The Navy and the independent Nuclear Regulatory Commission (NRC) already disagree on what standards should apply to the commercial option. The Navy says that if a commercial company does the work, NRC’s should view it through the lens of commercial nuclear regulations. The NRC says that dismantling a naval nuclear reactor is akin to disposing of a nuclear weapon from a regulatory standpoint and that the Navy needs to be responsible for the process and disposing of the waste at a site such as Hanford.
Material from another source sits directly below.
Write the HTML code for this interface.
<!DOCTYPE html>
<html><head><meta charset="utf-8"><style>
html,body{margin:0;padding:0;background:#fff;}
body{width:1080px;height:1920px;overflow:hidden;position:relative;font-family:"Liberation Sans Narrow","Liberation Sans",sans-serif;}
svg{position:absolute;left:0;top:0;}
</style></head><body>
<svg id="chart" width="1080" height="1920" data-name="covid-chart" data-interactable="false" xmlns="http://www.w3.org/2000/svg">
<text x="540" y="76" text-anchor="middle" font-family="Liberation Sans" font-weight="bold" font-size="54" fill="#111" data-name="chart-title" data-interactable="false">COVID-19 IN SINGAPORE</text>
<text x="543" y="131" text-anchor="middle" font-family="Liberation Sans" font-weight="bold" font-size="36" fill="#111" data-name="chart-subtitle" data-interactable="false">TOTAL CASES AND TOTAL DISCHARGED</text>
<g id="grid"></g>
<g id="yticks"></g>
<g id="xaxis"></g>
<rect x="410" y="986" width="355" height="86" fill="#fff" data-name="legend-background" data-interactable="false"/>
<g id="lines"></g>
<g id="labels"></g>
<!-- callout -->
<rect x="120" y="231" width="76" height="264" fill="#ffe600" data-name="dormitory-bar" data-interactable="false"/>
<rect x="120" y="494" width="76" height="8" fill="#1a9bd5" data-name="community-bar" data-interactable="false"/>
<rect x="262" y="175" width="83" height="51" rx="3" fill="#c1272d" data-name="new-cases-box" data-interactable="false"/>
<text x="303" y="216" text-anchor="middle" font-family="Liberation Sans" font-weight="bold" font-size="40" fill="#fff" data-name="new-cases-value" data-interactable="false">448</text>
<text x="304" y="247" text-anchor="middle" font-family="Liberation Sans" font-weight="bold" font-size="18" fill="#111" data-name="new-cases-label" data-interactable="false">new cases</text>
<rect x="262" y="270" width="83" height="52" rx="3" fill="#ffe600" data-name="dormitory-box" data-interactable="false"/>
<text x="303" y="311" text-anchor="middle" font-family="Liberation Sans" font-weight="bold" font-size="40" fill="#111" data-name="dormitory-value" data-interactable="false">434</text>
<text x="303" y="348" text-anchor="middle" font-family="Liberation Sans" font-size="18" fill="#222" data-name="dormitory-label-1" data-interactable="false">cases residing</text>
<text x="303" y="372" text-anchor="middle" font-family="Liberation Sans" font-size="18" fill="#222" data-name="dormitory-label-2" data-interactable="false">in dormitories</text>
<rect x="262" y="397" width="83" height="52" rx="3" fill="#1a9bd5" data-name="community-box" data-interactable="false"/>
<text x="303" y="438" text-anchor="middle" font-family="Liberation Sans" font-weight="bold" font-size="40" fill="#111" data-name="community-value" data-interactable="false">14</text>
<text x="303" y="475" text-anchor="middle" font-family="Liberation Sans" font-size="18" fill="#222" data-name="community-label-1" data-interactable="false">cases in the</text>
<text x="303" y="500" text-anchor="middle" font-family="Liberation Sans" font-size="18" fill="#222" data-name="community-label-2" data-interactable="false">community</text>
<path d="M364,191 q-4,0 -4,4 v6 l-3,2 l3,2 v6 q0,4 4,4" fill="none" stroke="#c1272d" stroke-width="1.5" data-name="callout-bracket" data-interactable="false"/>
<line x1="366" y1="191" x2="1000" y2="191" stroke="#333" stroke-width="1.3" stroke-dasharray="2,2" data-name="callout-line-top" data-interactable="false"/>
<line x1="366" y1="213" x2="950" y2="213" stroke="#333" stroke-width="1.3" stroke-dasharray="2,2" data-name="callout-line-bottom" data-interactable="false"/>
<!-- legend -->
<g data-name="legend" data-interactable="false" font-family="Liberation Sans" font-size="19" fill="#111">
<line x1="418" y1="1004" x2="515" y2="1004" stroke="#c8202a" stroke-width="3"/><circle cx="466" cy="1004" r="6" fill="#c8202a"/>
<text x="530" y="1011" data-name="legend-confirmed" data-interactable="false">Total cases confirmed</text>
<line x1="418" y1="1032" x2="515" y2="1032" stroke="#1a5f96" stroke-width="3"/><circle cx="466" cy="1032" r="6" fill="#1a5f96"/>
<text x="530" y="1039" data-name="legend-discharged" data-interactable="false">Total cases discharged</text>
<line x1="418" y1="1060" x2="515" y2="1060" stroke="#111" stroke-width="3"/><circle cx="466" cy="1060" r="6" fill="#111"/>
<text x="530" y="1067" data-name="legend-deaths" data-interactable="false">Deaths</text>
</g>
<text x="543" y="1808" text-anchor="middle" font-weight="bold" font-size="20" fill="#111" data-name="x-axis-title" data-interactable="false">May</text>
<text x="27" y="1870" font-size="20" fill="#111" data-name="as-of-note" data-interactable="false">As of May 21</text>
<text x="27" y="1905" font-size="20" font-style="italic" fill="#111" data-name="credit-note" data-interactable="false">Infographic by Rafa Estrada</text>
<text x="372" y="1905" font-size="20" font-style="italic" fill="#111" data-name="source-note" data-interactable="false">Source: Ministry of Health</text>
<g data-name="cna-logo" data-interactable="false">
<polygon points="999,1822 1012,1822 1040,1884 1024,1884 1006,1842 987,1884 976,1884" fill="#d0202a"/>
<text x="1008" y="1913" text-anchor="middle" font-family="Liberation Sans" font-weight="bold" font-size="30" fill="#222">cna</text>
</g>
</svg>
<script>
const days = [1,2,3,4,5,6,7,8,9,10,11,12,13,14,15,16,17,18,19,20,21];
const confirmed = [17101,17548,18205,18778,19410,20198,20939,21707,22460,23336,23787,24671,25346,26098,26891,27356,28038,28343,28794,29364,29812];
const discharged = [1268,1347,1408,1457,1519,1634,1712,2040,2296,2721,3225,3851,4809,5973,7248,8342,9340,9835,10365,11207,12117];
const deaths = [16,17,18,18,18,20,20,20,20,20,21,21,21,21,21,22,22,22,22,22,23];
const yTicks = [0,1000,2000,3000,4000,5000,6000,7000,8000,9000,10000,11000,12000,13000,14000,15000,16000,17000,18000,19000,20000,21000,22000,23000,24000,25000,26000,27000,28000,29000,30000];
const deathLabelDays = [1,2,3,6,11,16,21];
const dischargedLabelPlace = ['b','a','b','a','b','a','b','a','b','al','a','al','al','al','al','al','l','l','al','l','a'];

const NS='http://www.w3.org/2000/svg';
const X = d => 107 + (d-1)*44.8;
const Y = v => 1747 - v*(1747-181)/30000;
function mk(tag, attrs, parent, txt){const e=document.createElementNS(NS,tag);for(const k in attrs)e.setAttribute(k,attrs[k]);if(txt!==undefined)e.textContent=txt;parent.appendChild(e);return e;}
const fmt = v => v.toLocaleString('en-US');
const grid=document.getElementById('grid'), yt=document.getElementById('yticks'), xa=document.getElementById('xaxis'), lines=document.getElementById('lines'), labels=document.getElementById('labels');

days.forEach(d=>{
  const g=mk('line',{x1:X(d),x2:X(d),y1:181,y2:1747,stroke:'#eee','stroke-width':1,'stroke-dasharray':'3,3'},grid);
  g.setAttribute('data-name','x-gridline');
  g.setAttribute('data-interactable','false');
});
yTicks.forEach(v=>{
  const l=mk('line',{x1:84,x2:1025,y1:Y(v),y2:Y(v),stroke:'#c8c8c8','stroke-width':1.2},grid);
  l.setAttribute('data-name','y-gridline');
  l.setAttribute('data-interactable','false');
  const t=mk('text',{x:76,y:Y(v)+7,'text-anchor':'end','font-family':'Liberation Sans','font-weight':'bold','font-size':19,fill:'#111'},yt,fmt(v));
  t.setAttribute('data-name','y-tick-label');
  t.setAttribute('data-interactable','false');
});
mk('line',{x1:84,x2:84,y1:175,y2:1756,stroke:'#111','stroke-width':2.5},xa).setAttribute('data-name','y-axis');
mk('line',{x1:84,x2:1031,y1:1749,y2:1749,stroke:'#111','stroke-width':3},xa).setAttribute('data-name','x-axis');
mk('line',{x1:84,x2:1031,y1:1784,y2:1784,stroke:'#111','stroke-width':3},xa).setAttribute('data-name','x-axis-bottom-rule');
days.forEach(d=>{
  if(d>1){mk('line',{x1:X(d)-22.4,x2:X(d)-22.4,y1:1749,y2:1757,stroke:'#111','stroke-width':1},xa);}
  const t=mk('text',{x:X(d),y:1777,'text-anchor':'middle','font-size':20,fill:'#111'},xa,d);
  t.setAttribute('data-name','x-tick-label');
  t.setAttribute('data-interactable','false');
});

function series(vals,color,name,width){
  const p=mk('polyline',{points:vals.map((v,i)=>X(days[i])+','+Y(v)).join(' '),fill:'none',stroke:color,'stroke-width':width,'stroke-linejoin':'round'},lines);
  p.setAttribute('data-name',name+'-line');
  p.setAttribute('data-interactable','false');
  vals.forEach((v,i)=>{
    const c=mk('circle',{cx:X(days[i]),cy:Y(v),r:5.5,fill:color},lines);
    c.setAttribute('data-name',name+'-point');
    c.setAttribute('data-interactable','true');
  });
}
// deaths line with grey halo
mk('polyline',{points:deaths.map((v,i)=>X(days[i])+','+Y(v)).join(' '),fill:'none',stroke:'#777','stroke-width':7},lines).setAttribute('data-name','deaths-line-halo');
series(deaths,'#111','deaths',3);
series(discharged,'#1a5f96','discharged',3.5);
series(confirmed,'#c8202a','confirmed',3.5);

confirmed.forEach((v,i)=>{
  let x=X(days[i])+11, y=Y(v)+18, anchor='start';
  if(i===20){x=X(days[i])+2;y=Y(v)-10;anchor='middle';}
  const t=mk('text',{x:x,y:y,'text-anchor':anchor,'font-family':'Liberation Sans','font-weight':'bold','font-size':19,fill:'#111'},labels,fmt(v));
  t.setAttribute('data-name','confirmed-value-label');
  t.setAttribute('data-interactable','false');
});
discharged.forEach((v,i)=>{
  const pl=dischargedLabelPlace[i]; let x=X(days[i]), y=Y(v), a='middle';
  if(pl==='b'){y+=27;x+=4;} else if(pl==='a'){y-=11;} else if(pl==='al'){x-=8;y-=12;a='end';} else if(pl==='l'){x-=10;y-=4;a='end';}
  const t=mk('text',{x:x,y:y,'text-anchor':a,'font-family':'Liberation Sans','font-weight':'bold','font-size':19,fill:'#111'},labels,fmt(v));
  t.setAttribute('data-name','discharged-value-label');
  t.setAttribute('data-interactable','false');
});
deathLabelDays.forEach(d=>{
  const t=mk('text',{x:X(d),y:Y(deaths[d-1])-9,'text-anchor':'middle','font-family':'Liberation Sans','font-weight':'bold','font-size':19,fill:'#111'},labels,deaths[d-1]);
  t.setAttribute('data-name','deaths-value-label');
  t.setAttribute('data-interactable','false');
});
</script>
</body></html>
Furthermore, NRC only has direct authority over such matters in thirteen states, not including Virginia, where the ex-Enterprise is now. State authorities have entered into agreements with the commission in all other instances to take responsibility for nuclear waste and other related matters and might not be willing to take on the task of overseeing the disposal of eight military-grade reactors. And not mentioned at all is the highly classified nature of U.S. naval nuclear reactor design, the details of which any company would have to guard very closely throughout the process regardless.
So, while there might be an understanding of the general approach a commercial company would take to break up the ex-Enterprise, there’s no real understanding of what the process might entail, especially with regards to the nuclear components. For example, GAO said in its report that the Navy, for unknown reasons, estimated that it would cost less to dispose of each of the ship’s nuclear reactors than it typically does to get rid of commercial reactors of a similar size. With so many unknowns, the estimated final cost for the commercial option is a wide range that sits anywhere from $750 million to $1.4 billion.
“As the Navy considers how to proceed, it will be critical to ensure that there is sufficient oversight and accountability for what likely will be an effort greater than $1 billion that lasts the better part of a decade,” GAO’s reviews wrote in their conclusion. “Without establishing a cost and schedule baseline that has been validated by an independent cost estimate or assessment, it will be difficult for decision makers to track cost and schedule performance or have confidence in CVN 65 costs.”
As such, the watchdog recommended that the Navy have the Pentagon’s Office of Cost Analysis and Program Evaluation or the Naval Center for Cost Analysis draw up independent cost analyses of the two potential courses of action. They also said the service should keep and supply details accounting of the projected costs and the money it spends on the project, which it is not presently required to do for disposal programs.
In addition, GAO said that the Secretary of Defense needs to demand that the Navy craft a risk management plan no matter what course of action it takes and goes through a formal process to establish a baseline cost and schedule for the entire effort. Without this it would be difficult, if not impossible, to truly evaluate how things go, which could hamper the service’s ability to avoid the same mistakes in the future. The Department of Defense told the congressional office that it agreed with all of these suggestions.
It's also worth noting that how the disposal of Enterprise shakes out could have an impact on how the U.S. government views the costs associated with nuclear-powered aircraft carriers and could impact the growing debate about whether it makes sense to invest in smaller, conventionally-powered types. Since taxpayers will be responsible for the bill, a more accurate estimated lifecycle cost of a nuclear supercarrier should include this $1 billion or more to dispose of it at the end of the day.
As it stands now, the Navy hopes to have arrived at a final decision on what to do with the remnants of the Enterprise by 2023. We might not have to wait long to start seeing hints of which course of action the service truly prefers.